● EXERCISE PROMPT
Retype only what runs from the first line of the listing to the line holding "const noteTexts = ['SL = superlattice'];", both included. Do not retype the pictures.

□ □ □ □ □

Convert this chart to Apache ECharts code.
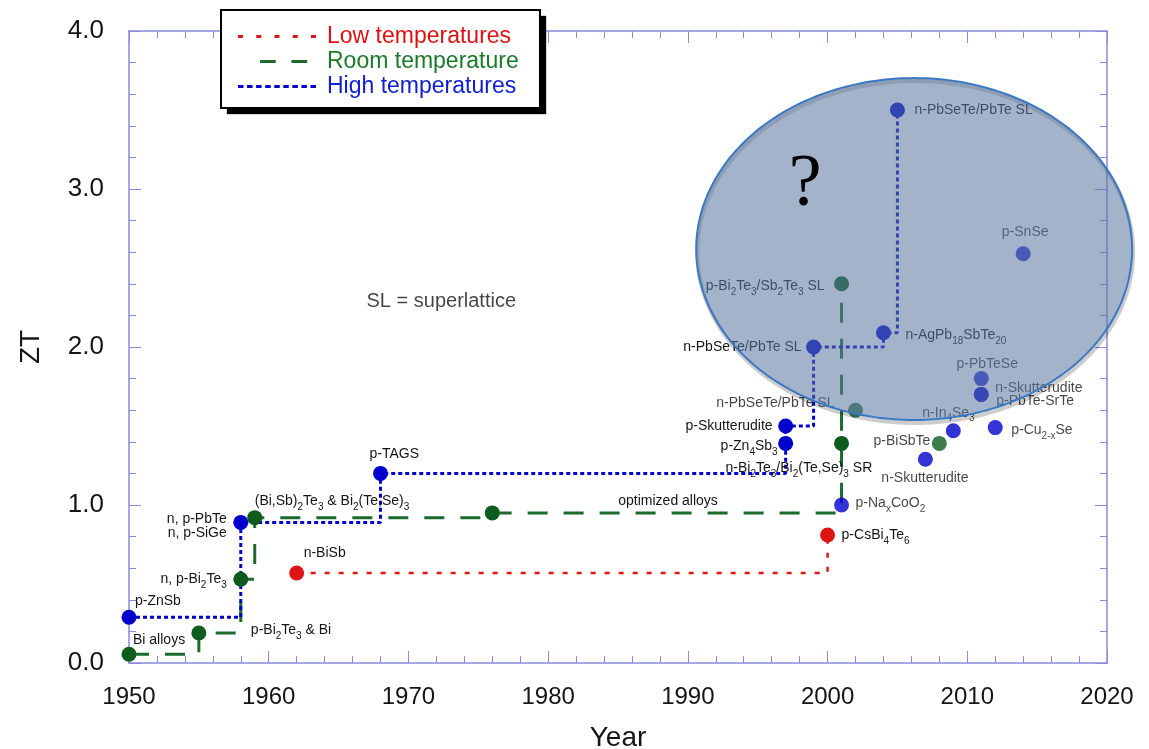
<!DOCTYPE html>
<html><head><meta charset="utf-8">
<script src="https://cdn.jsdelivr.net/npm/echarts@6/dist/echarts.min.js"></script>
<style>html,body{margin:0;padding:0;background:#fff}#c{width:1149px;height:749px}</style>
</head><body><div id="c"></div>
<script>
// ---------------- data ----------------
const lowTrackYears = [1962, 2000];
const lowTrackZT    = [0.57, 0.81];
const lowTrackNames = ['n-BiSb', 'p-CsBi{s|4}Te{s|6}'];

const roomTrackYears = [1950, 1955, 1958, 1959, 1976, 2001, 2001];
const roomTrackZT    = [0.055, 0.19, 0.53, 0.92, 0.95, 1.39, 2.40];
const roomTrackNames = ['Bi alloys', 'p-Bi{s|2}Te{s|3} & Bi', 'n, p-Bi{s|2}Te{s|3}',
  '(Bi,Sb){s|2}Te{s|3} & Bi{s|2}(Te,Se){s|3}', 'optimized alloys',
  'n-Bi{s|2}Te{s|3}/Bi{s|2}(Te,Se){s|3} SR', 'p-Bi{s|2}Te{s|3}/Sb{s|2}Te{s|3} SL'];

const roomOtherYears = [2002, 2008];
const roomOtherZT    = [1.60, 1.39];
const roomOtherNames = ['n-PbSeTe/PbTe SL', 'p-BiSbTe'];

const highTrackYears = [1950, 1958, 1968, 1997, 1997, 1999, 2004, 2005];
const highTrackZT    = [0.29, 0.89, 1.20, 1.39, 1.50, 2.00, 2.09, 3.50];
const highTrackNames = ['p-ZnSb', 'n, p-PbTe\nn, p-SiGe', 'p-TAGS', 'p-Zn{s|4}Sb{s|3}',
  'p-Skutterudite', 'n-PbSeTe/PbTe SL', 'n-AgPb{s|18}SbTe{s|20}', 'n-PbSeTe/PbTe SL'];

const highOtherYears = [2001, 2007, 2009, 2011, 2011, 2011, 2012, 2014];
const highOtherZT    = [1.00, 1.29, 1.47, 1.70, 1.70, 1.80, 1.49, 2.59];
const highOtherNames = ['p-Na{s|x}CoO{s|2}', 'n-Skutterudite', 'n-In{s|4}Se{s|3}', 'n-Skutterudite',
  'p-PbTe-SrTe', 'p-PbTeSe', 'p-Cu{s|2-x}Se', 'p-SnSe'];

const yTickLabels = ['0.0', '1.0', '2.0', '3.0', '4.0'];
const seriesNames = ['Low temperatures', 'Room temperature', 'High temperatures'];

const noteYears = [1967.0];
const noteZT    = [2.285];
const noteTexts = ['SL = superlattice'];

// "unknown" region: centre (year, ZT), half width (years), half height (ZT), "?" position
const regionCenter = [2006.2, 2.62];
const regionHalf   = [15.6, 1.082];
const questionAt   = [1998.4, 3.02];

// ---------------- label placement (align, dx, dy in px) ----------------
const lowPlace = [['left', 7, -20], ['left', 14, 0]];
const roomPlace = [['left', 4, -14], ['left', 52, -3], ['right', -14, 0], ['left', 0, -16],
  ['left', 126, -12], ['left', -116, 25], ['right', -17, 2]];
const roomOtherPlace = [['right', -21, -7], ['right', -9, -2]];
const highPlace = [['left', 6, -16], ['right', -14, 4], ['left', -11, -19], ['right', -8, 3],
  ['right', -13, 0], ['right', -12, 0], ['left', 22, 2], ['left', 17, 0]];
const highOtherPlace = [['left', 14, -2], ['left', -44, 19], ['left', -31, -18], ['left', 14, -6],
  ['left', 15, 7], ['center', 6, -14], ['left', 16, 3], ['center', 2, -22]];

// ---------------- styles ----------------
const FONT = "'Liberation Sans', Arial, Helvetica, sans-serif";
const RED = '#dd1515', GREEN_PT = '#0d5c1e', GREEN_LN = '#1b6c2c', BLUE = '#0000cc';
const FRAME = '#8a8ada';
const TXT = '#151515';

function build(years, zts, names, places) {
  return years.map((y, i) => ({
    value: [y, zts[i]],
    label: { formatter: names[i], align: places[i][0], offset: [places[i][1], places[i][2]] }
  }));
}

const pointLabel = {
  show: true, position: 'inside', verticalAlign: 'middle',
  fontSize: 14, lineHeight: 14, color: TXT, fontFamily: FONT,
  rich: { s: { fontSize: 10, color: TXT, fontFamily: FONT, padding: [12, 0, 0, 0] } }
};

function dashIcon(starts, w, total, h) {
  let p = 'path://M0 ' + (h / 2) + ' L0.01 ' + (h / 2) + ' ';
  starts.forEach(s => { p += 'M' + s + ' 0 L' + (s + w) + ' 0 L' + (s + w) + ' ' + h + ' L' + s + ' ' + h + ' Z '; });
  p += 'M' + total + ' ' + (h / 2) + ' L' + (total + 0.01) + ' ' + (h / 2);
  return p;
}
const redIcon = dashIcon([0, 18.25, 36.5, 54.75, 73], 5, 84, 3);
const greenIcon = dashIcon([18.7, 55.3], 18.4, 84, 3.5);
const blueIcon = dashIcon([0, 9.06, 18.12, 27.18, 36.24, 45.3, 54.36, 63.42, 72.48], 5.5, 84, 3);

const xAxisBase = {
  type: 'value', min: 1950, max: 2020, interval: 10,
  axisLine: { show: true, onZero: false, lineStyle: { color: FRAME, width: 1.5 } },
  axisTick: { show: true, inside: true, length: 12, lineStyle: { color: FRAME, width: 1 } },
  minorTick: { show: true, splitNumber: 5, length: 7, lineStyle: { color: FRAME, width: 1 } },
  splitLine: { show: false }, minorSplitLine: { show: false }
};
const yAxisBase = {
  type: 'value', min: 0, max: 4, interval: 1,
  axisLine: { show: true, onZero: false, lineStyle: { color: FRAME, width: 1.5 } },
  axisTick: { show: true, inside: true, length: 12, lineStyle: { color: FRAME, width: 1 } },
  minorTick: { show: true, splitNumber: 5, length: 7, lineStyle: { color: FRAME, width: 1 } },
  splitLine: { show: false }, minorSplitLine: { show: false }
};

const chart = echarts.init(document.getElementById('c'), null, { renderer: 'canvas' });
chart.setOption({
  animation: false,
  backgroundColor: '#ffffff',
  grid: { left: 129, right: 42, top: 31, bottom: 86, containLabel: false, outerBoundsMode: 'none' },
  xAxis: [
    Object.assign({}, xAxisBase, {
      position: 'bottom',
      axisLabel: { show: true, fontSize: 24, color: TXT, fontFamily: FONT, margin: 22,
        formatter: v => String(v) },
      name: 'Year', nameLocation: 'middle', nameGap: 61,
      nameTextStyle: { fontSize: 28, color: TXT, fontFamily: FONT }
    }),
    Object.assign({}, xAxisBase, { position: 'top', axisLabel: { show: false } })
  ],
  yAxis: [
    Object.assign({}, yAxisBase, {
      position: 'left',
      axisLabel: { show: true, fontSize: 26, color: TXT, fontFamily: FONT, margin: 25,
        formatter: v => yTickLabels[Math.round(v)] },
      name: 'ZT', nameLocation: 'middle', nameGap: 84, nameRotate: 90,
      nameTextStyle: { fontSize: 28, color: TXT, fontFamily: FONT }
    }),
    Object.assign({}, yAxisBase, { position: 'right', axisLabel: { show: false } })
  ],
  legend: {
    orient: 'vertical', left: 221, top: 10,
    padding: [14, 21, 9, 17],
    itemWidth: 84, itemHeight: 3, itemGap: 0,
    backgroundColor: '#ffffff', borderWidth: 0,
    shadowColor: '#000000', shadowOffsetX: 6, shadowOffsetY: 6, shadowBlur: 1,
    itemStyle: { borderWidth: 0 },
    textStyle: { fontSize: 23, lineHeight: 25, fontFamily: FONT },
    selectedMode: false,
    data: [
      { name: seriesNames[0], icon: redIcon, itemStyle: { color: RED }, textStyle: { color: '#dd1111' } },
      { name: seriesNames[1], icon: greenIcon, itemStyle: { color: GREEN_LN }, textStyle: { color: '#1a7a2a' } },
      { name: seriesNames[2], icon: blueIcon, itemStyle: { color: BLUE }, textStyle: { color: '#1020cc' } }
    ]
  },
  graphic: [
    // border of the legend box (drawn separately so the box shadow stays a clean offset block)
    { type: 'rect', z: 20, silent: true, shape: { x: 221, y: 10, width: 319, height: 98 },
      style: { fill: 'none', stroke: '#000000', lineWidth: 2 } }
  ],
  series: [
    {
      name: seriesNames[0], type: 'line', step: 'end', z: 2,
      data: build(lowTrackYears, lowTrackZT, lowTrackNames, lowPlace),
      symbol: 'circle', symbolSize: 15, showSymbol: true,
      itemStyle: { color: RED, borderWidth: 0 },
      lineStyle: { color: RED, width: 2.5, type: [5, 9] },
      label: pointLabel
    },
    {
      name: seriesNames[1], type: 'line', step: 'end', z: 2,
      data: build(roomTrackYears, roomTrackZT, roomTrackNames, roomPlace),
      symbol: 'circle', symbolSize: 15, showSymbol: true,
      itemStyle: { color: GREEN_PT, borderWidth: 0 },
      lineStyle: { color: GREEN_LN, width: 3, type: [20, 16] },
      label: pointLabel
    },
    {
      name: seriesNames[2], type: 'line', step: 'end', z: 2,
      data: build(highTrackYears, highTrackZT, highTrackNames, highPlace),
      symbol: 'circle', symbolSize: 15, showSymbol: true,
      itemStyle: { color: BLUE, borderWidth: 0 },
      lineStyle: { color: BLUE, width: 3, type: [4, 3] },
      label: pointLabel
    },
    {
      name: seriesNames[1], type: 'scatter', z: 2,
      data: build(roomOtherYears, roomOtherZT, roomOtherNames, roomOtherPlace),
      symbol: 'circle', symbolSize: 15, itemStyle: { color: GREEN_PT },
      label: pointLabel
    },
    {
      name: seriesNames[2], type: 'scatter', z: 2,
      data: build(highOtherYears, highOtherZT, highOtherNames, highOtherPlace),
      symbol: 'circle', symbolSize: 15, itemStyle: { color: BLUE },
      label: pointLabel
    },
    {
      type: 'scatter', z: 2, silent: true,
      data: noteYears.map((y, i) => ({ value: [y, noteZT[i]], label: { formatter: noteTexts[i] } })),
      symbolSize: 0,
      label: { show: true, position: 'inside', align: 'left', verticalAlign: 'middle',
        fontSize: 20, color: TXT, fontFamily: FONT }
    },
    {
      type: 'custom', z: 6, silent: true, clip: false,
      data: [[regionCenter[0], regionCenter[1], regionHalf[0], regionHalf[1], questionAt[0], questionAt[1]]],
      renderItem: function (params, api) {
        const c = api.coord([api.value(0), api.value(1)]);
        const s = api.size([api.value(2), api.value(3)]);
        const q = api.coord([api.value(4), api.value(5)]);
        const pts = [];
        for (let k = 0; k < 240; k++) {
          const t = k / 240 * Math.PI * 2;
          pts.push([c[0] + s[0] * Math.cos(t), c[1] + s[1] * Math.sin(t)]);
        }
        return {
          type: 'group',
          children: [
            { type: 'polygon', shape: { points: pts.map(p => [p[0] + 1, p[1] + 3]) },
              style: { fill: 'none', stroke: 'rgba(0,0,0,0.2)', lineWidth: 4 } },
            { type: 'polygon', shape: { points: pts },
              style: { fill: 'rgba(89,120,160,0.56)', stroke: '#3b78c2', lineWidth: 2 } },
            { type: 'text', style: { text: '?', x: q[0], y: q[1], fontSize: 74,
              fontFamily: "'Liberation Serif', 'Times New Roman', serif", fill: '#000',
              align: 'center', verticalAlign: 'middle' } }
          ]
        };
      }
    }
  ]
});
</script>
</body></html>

□ □ □ □ □

● THE REPLY
Convert this chart to Apache ECharts code.
<!DOCTYPE html>
<html><head><meta charset="utf-8">
<script src="https://cdn.jsdelivr.net/npm/echarts@6/dist/echarts.min.js"></script>
<style>html,body{margin:0;padding:0;background:#fff}#c{width:1149px;height:749px}</style>
</head><body><div id="c"></div>
<script>
// ---------------- data ----------------
const lowTrackYears = [1962, 2000];
const lowTrackZT    = [0.57, 0.81];
const lowTrackNames = ['n-BiSb', 'p-CsBi{s|4}Te{s|6}'];

const roomTrackYears = [1950, 1955, 1958, 1959, 1976, 2001, 2001];
const roomTrackZT    = [0.055, 0.19, 0.53, 0.92, 0.95, 1.39, 2.40];
const roomTrackNames = ['Bi alloys', 'p-Bi{s|2}Te{s|3} & Bi', 'n, p-Bi{s|2}Te{s|3}',
  '(Bi,Sb){s|2}Te{s|3} & Bi{s|2}(Te,Se){s|3}', 'optimized alloys',
  'n-Bi{s|2}Te{s|3}/Bi{s|2}(Te,Se){s|3} SR', 'p-Bi{s|2}Te{s|3}/Sb{s|2}Te{s|3} SL'];

const roomOtherYears = [2002, 2008];
const roomOtherZT    = [1.60, 1.39];
const roomOtherNames = ['n-PbSeTe/PbTe SL', 'p-BiSbTe'];

const highTrackYears = [1950, 1958, 1968, 1997, 1997, 1999, 2004, 2005];
const highTrackZT    = [0.29, 0.89, 1.20, 1.39, 1.50, 2.00, 2.09, 3.50];
const highTrackNames = ['p-ZnSb', 'n, p-PbTe\nn, p-SiGe', 'p-TAGS', 'p-Zn{s|4}Sb{s|3}',
  'p-Skutterudite', 'n-PbSeTe/PbTe SL', 'n-AgPb{s|18}SbTe{s|20}', 'n-PbSeTe/PbTe SL'];

const highOtherYears = [2001, 2007, 2009, 2011, 2011, 2011, 2012, 2014];
const highOtherZT    = [1.00, 1.29, 1.47, 1.70, 1.70, 1.80, 1.49, 2.59];
const highOtherNames = ['p-Na{s|x}CoO{s|2}', 'n-Skutterudite', 'n-In{s|4}Se{s|3}', 'n-Skutterudite',
  'p-PbTe-SrTe', 'p-PbTeSe', 'p-Cu{s|2-x}Se', 'p-SnSe'];

const yTickLabels = ['0.0', '1.0', '2.0', '3.0', '4.0'];
const seriesNames = ['Low temperatures', 'Room temperature', 'High temperatures'];

const noteYears = [1967.0];
const noteZT    = [2.285];
const noteTexts = ['SL = superlattice'];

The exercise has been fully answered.